#### Supplied information:
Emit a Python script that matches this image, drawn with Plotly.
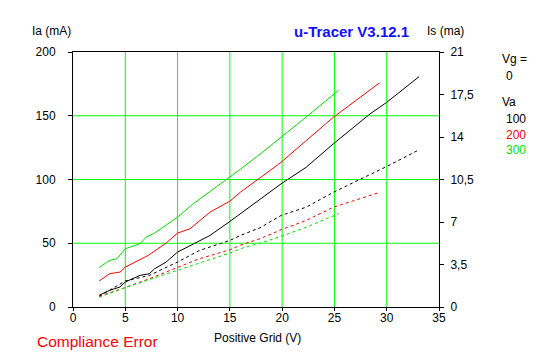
import plotly.graph_objects as go

# ---- data ----
x_ia_100 = [2.5, 3.5, 4.5, 5.0, 6.4, 7.3, 7.8, 8.9, 10.0, 11.5, 13.1, 15.0, 16.0, 17.9, 19.9, 22.3, 24.9, 28.4, 30.0, 33.1]
ia_100 = [9.2, 13.1, 15.7, 19.6, 24.8, 26.1, 30.0, 35.2, 43.1, 49.6, 56.1, 67.1, 73.1, 84.1, 96.6, 109.6, 128.0, 151.4, 160.5, 180.7]

x_ia_200 = [2.5, 3.5, 4.5, 5.0, 7.2, 8.0, 8.9, 10.0, 11.2, 13.1, 15.0, 16.0, 17.9, 19.9, 22.3, 24.9, 29.3]
ia_200 = [20.4, 26.1, 27.4, 31.3, 40.5, 44.9, 50.1, 58.0, 61.4, 74.4, 83.0, 90.0, 101.8, 113.5, 130.5, 148.8, 175.7]

x_ia_300 = [2.5, 3.5, 4.2, 5.0, 6.4, 7.0, 7.8, 10.0, 11.5, 15.0, 16.0, 17.9, 19.9, 22.3, 25.4]
ia_300 = [30.9, 36.5, 37.9, 45.7, 49.6, 54.8, 58.0, 70.5, 81.0, 101.8, 108.0, 120.0, 133.0, 149.0, 170.0]

x_is_100 = [2.5, 5.0, 7.3, 8.3, 10.0, 12.1, 15.0, 16.0, 17.9, 19.9, 22.3, 24.9, 30.0, 33.1]
is_100 = [0.88, 2.14, 2.60, 3.01, 3.70, 4.66, 5.48, 5.89, 6.53, 7.54, 8.22, 9.45, 11.57, 12.95]

x_is_200 = [2.5, 5.0, 7.3, 10.0, 12.1, 15.0, 16.0, 17.9, 19.9, 22.3, 24.9, 29.1]
is_200 = [0.88, 1.60, 2.33, 3.29, 3.98, 4.71, 5.09, 5.63, 6.36, 7.13, 8.22, 9.38]

x_is_300 = [2.5, 5.0, 7.3, 10.0, 12.1, 15.0, 16.0, 17.9, 19.9, 22.3, 25.4]
is_300 = [0.80, 1.60, 2.26, 3.01, 3.62, 4.44, 4.80, 5.26, 5.82, 6.57, 7.68]

x_ticks = [0, 5, 10, 15, 20, 25, 30, 35]
y_ticks = [0, 50, 100, 150, 200]
y2_ticks = [0, 3.5, 7, 10.5, 14, 17.5, 21]
y2_ticktext = ["0", "3,5", "7", "10,5", "14", "17,5", "21"]

va_labels = ["100", "200", "300"]
colors = ["#000000", "#FF0000", "#00E000"]

FONT = "Liberation Sans"
GRID = "#00FF00"

W, H = 547, 357
L, R, T, B = 73, 108, 52, 50
PW, PH = W - L - R, H - T - B

def px(x):
    return (x - L) / PW

def py(y):
    return 1 - (y - T) / PH

fig = go.Figure()

# green grid lines drawn as shapes from the tick arrays
for xv in x_ticks[1:-1]:
    fig.add_shape(type="line", xref="x", yref="paper", x0=xv, x1=xv, y0=0, y1=1,
                  line=dict(color=GRID, width=1), layer="below")
for yv in y_ticks[1:-1]:
    fig.add_shape(type="line", xref="paper", yref="y", x0=0, x1=1, y0=yv, y1=yv,
                  line=dict(color=GRID, width=1), layer="below")

for xs, ys, c in [(x_ia_100, ia_100, colors[0]), (x_ia_200, ia_200, colors[1]), (x_ia_300, ia_300, colors[2])]:
    fig.add_trace(go.Scatter(x=xs, y=ys, mode="lines", line=dict(color=c, width=1), yaxis="y", showlegend=False))
for xs, ys, c in [(x_is_100, is_100, colors[0]), (x_is_200, is_200, colors[1]), (x_is_300, is_300, colors[2])]:
    fig.add_trace(go.Scatter(x=xs, y=ys, mode="lines", line=dict(color=c, width=1, dash="3px,3px"), yaxis="y2", showlegend=False))

fig.update_layout(
    width=W, height=H,
    margin=dict(l=L, r=R, t=T, b=B),
    paper_bgcolor="white", plot_bgcolor="white",
    font=dict(family=FONT, size=11, color="black"),
    xaxis=dict(range=[0, 35], tickvals=x_ticks, showgrid=False,
               zeroline=False, showline=True, linecolor="black", linewidth=1, mirror=True,
               ticks="outside", ticklen=3, tickcolor="black", tickfont=dict(size=12), automargin=False,
               ticklabelstandoff=-3),
    yaxis=dict(range=[0, 200], tickvals=y_ticks, showgrid=False,
               zeroline=False, showline=True, linecolor="black", linewidth=1,
               ticks="outside", ticklen=4, tickcolor="black", tickfont=dict(size=12),
               ticklabelstandoff=10, automargin=False),
    yaxis2=dict(range=[0, 21], tickvals=y2_ticks, ticktext=y2_ticktext, overlaying="y", side="right",
                showgrid=False, zeroline=False, showline=True, linecolor="black", linewidth=1,
                ticks="outside", ticklen=4, tickcolor="black", tickfont=dict(size=12),
                ticklabelstandoff=4, automargin=False),
)

ann = [
    dict(text="Ia (mA)", x=30, y=31, xanchor="left"),
    dict(text="Is (ma)", x=425, y=31, xanchor="left"),
    dict(text="Positive Grid (V)", x=257, y=338, xanchor="center"),
    dict(text="Vg =", x=500, y=59, xanchor="left"),
    dict(text="0", x=504, y=76, xanchor="left"),
    dict(text="Va", x=500, y=102, xanchor="left"),
]
for a in ann:
    fig.add_annotation(xref="paper", yref="paper", showarrow=False,
                       x=px(a["x"]), y=py(a["y"]),
                       xanchor=a["xanchor"], yanchor="middle", text=a["text"],
                       font=dict(family=FONT, size=12, color="black"))
for i, (lab, c) in enumerate(zip(va_labels, colors)):
    yy = 119 + 15.5 * i
    fig.add_annotation(xref="paper", yref="paper", showarrow=False,
                       x=px(504), y=py(yy), xanchor="left", yanchor="middle",
                       text=lab, font=dict(family=FONT, size=12, color=c))

fig.add_annotation(xref="paper", yref="paper", showarrow=False,
                   x=px(292), y=py(31), xanchor="left", yanchor="middle",
                   text="<b>u-Tracer V3.12.1</b>", font=dict(family=FONT, size=15, color="#1010FF"))
fig.add_annotation(xref="paper", yref="paper", showarrow=False,
                   x=px(35), y=py(341), xanchor="left", yanchor="middle",
                   text="Compliance Error", font=dict(family=FONT, size=15.5, color="#FF0000"))

fig.write_html("out.html", config={"displayModeBar": False},
               post_script="document.body.style.margin='0';document.body.style.overflow='hidden';")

#### Your instructions:
Everything from the first line to the line with "5.82, 6.57, 7.68]" must be repeated exactly, and nothing else. Leave the pictures out.

#### Expected output:
Emit a Python script that matches this image, drawn with Plotly.
import plotly.graph_objects as go

# ---- data ----
x_ia_100 = [2.5, 3.5, 4.5, 5.0, 6.4, 7.3, 7.8, 8.9, 10.0, 11.5, 13.1, 15.0, 16.0, 17.9, 19.9, 22.3, 24.9, 28.4, 30.0, 33.1]
ia_100 = [9.2, 13.1, 15.7, 19.6, 24.8, 26.1, 30.0, 35.2, 43.1, 49.6, 56.1, 67.1, 73.1, 84.1, 96.6, 109.6, 128.0, 151.4, 160.5, 180.7]

x_ia_200 = [2.5, 3.5, 4.5, 5.0, 7.2, 8.0, 8.9, 10.0, 11.2, 13.1, 15.0, 16.0, 17.9, 19.9, 22.3, 24.9, 29.3]
ia_200 = [20.4, 26.1, 27.4, 31.3, 40.5, 44.9, 50.1, 58.0, 61.4, 74.4, 83.0, 90.0, 101.8, 113.5, 130.5, 148.8, 175.7]

x_ia_300 = [2.5, 3.5, 4.2, 5.0, 6.4, 7.0, 7.8, 10.0, 11.5, 15.0, 16.0, 17.9, 19.9, 22.3, 25.4]
ia_300 = [30.9, 36.5, 37.9, 45.7, 49.6, 54.8, 58.0, 70.5, 81.0, 101.8, 108.0, 120.0, 133.0, 149.0, 170.0]

x_is_100 = [2.5, 5.0, 7.3, 8.3, 10.0, 12.1, 15.0, 16.0, 17.9, 19.9, 22.3, 24.9, 30.0, 33.1]
is_100 = [0.88, 2.14, 2.60, 3.01, 3.70, 4.66, 5.48, 5.89, 6.53, 7.54, 8.22, 9.45, 11.57, 12.95]

x_is_200 = [2.5, 5.0, 7.3, 10.0, 12.1, 15.0, 16.0, 17.9, 19.9, 22.3, 24.9, 29.1]
is_200 = [0.88, 1.60, 2.33, 3.29, 3.98, 4.71, 5.09, 5.63, 6.36, 7.13, 8.22, 9.38]

x_is_300 = [2.5, 5.0, 7.3, 10.0, 12.1, 15.0, 16.0, 17.9, 19.9, 22.3, 25.4]
is_300 = [0.80, 1.60, 2.26, 3.01, 3.62, 4.44, 4.80, 5.26, 5.82, 6.57, 7.68]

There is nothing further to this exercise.